**Requirements**
Stop at the line containing "import matplotlib.pyplot as plt": write out every line from the beginning of the entries up to and including it, minus the pictures.

**Items**

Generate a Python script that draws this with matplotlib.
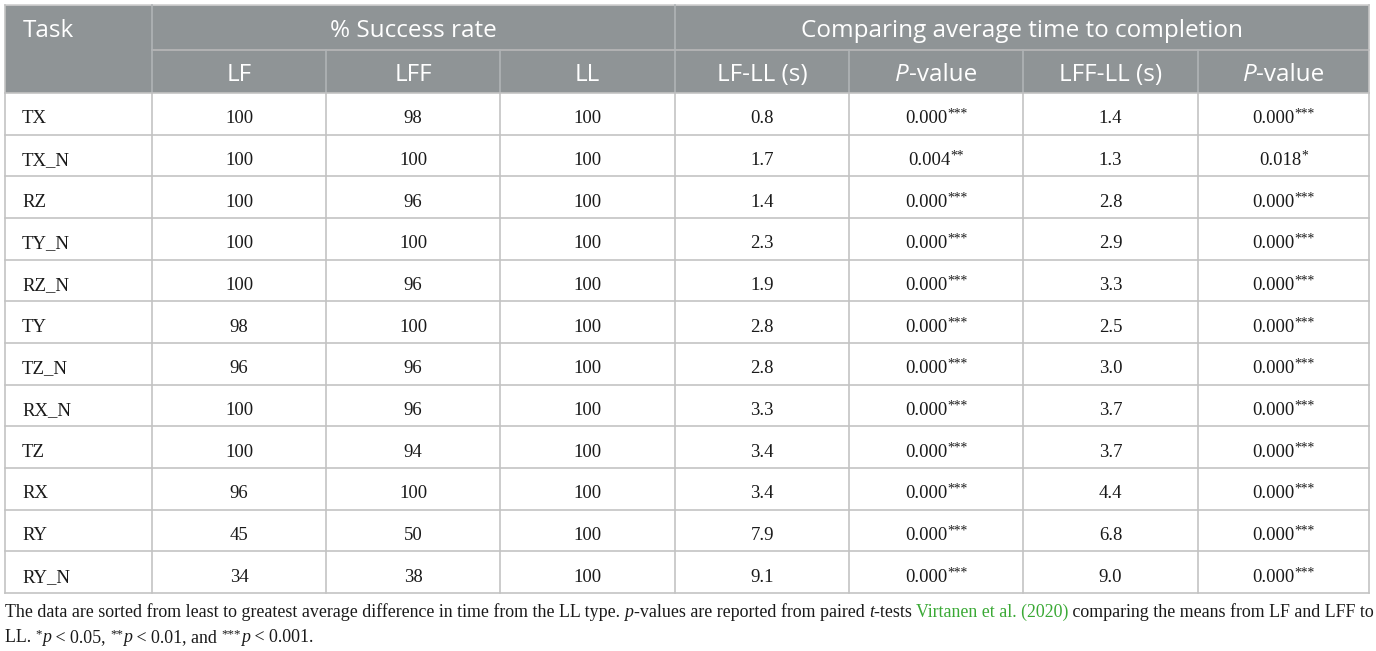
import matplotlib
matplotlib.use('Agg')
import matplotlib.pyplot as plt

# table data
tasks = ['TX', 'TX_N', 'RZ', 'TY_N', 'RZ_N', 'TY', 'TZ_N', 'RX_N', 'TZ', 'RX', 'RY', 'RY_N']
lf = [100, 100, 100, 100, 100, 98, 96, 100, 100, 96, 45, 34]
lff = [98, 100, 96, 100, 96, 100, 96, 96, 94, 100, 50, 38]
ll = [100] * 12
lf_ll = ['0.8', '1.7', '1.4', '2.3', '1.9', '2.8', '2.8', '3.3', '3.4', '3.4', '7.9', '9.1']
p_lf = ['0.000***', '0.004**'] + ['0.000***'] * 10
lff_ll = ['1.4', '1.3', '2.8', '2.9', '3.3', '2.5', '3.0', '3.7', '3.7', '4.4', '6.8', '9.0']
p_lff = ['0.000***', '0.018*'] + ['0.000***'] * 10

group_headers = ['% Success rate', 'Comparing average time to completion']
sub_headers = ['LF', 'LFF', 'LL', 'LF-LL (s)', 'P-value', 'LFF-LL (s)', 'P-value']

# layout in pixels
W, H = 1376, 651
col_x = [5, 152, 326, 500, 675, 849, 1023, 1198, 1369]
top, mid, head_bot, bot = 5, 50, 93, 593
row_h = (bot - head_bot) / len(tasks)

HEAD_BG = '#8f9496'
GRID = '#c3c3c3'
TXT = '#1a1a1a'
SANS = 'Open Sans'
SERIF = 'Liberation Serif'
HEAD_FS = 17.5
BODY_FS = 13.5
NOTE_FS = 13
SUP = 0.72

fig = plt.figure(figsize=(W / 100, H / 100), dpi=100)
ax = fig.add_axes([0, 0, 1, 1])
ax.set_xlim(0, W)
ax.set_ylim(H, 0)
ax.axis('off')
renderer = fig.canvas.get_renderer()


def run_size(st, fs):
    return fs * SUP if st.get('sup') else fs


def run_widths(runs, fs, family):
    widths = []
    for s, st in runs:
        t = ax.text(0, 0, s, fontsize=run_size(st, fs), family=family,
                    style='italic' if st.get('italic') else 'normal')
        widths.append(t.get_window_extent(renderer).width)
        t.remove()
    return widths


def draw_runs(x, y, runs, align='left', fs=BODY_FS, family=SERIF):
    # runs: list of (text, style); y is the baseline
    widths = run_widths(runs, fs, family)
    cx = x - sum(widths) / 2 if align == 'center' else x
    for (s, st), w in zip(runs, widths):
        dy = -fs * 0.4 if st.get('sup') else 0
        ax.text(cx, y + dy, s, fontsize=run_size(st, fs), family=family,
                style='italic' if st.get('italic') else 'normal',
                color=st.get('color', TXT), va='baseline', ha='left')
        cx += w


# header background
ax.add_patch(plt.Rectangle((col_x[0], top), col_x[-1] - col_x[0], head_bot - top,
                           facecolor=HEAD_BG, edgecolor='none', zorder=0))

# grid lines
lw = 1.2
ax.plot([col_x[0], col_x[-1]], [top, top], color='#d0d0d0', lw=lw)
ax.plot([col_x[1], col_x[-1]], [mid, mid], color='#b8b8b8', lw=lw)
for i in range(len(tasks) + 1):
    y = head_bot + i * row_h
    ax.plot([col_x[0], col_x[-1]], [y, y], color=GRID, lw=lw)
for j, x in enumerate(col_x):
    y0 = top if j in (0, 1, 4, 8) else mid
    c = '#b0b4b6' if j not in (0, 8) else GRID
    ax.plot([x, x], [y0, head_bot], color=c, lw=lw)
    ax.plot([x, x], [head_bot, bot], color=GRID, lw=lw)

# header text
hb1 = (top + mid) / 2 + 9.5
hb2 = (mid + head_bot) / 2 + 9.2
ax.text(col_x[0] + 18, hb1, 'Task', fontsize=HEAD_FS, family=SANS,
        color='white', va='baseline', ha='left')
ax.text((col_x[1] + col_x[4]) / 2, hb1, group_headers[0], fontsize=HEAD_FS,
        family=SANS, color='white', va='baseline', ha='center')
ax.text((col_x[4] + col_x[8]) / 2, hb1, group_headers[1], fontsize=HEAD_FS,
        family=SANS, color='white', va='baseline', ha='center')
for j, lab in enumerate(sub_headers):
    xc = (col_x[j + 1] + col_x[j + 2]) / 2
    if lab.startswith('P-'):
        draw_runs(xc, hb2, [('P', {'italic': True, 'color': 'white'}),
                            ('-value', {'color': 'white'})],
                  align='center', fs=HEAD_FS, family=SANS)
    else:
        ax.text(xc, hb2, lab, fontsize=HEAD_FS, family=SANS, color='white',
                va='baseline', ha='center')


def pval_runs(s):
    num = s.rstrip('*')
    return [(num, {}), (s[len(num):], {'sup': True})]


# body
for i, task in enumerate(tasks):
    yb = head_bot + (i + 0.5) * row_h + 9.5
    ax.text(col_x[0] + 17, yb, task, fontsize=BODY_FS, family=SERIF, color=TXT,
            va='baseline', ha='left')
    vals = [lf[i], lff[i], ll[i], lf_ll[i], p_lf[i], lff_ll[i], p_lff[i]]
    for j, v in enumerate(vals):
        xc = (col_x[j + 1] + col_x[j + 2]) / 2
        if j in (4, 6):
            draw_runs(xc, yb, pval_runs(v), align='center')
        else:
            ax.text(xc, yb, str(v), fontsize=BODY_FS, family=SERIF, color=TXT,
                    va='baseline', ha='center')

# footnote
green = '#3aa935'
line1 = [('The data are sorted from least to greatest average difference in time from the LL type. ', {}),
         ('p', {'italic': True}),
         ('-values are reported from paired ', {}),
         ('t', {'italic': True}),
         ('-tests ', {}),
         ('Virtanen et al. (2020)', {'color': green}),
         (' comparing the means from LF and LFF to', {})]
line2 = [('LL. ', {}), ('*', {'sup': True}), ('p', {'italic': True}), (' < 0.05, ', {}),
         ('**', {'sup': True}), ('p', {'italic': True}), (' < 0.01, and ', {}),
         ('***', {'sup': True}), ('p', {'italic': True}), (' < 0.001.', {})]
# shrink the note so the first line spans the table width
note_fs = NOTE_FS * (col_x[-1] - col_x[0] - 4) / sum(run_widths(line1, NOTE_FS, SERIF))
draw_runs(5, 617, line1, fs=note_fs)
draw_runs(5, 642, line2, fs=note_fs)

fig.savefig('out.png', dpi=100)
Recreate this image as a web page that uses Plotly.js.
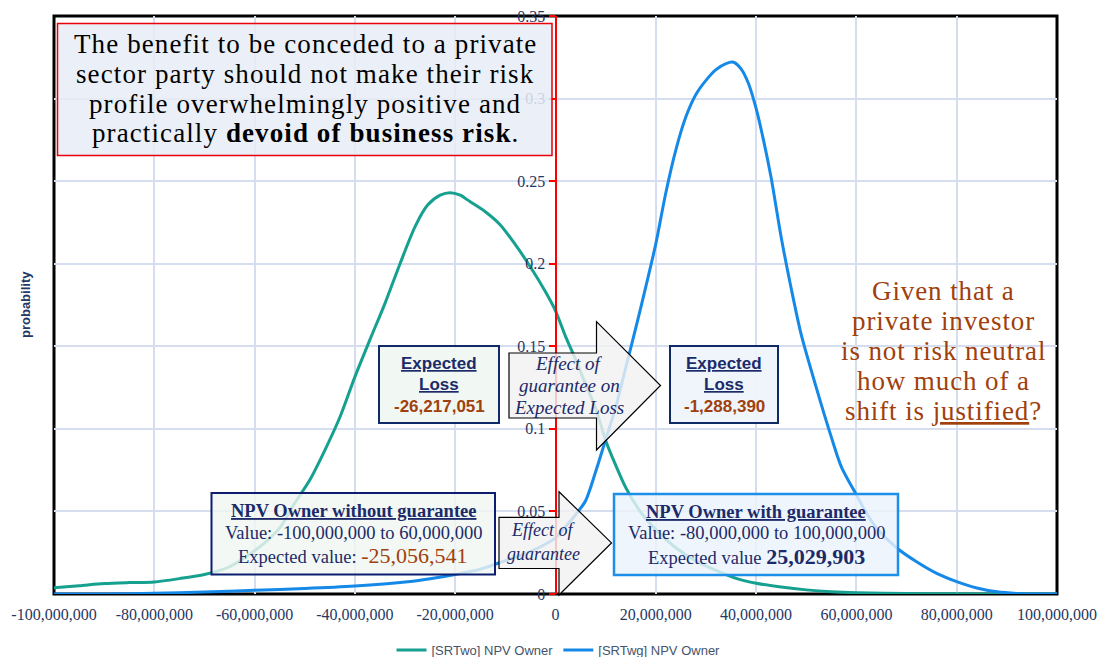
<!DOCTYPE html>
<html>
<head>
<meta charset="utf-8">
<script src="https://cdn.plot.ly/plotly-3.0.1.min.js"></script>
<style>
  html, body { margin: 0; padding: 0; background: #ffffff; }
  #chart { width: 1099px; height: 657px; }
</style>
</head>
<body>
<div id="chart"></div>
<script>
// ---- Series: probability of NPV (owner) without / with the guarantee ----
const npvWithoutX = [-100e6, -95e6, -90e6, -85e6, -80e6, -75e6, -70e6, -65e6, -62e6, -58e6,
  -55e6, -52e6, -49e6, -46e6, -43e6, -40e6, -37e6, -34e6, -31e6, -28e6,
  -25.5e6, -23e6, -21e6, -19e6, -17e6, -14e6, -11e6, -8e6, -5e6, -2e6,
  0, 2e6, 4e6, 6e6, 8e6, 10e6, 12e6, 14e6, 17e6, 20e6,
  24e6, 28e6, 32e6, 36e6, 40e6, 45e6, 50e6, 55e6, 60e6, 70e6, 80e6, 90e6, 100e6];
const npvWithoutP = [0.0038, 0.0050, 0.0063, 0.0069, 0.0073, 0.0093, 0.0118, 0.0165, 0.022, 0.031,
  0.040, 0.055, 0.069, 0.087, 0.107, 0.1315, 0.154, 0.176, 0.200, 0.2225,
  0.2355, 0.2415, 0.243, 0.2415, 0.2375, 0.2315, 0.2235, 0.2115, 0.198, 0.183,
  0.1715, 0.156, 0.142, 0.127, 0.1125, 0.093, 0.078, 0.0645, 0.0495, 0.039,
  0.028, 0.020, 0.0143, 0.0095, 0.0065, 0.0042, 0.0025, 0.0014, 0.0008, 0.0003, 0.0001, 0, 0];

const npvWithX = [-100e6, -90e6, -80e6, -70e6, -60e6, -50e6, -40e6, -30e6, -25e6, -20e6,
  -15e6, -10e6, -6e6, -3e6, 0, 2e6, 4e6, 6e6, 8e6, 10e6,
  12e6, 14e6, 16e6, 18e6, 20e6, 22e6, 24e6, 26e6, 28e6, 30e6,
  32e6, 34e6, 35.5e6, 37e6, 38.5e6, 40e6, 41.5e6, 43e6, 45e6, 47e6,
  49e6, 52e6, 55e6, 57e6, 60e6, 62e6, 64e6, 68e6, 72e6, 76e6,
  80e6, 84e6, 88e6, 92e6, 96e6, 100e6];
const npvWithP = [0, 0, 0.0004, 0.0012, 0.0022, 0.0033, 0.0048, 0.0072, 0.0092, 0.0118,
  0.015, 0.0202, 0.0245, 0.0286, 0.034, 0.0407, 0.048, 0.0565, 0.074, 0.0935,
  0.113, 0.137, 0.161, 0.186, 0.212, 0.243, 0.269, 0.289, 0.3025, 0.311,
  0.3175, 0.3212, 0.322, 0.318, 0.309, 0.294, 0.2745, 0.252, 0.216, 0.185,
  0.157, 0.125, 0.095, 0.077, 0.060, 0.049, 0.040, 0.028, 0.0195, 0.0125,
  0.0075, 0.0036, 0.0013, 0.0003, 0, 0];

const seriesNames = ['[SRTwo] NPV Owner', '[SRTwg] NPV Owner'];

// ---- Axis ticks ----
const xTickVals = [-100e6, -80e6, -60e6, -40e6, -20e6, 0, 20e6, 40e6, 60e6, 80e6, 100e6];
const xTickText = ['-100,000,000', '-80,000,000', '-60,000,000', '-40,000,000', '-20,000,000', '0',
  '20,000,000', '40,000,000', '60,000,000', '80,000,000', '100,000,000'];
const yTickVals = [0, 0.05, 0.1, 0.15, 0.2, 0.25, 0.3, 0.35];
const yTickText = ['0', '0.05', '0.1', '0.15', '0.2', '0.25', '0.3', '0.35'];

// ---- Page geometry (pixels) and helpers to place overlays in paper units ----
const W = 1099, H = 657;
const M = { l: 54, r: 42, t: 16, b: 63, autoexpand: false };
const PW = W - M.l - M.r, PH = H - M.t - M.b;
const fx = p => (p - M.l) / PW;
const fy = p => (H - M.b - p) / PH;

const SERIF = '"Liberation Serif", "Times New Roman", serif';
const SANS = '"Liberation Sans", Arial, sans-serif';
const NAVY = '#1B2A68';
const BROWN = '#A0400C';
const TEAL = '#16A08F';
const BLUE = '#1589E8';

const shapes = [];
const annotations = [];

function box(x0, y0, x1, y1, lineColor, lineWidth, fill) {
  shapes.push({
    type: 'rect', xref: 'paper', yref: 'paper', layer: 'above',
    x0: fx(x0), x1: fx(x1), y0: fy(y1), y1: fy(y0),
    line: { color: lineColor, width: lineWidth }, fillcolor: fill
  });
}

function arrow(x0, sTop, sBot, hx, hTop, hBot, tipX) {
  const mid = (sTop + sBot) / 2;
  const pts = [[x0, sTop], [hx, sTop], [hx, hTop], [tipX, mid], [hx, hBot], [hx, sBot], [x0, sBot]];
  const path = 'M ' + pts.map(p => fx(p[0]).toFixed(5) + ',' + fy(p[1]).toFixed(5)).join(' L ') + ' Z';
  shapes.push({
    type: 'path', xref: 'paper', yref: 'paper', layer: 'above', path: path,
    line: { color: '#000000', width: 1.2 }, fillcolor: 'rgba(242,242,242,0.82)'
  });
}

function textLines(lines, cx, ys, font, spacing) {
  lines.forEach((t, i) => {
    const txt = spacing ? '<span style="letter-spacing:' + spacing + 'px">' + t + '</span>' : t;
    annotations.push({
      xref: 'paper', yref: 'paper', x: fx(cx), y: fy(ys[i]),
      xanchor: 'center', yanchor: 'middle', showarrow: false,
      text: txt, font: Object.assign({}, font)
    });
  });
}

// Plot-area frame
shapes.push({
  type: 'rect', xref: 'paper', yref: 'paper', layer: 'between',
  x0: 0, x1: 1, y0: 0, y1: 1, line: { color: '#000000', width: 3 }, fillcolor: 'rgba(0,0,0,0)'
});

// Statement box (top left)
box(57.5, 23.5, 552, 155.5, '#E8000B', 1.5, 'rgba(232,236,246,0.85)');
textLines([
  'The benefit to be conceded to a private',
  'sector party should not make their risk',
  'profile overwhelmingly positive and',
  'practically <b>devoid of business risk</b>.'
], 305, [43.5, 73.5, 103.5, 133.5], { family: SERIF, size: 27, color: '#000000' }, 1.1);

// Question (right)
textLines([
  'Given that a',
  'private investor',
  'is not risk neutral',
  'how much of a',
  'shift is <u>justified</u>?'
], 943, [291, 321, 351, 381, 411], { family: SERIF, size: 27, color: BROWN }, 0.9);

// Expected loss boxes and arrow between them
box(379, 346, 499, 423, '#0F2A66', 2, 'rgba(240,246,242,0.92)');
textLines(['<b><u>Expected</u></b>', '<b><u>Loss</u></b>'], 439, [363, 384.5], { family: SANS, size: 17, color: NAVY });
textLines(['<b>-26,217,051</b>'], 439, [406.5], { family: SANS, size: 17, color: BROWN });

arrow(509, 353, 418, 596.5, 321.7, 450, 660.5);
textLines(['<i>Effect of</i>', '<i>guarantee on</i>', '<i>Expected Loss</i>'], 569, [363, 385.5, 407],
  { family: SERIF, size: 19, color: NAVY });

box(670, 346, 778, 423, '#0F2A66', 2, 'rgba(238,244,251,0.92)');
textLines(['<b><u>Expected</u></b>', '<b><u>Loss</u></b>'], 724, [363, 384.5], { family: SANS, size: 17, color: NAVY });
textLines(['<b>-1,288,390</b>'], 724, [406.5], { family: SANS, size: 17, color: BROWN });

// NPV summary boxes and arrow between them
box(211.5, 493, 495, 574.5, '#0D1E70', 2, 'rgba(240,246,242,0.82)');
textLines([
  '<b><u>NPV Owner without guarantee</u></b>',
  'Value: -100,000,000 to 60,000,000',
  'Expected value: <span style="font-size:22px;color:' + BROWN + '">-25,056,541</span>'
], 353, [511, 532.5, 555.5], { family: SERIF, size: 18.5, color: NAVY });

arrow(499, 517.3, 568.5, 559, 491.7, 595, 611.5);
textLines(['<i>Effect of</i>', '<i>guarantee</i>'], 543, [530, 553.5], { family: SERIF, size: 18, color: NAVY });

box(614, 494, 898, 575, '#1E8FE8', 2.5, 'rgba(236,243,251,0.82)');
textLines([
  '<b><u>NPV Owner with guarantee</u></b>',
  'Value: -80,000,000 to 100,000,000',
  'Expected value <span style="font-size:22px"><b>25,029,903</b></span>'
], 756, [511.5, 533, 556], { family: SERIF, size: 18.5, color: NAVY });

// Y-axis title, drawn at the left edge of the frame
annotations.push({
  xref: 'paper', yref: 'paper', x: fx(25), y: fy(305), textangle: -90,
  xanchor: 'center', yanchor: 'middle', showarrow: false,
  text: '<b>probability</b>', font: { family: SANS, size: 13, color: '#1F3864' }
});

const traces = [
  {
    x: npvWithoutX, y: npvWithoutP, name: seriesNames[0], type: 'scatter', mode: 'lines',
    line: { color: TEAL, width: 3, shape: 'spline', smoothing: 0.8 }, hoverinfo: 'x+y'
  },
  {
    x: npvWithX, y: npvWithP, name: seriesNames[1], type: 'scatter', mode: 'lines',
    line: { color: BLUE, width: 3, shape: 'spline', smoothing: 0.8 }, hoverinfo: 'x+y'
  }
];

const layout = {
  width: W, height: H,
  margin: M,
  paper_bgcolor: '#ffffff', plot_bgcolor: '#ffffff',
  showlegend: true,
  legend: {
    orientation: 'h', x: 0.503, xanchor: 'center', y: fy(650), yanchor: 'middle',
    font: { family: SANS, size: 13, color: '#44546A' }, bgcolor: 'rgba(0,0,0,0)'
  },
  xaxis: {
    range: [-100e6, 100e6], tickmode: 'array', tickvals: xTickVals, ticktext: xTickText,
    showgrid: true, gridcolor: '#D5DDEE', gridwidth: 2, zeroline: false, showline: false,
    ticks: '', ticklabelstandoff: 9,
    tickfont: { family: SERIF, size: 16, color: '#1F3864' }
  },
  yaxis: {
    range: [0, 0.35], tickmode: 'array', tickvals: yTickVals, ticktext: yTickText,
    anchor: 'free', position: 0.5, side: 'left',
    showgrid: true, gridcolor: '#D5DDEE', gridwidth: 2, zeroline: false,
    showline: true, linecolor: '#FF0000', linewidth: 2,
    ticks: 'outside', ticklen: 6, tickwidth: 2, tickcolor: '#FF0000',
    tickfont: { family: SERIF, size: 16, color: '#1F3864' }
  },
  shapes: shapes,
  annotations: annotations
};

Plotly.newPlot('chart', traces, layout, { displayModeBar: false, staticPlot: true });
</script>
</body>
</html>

**The result**
Generate a Python script that draws this with matplotlib.
import matplotlib
matplotlib.use('Agg')
import matplotlib.pyplot as plt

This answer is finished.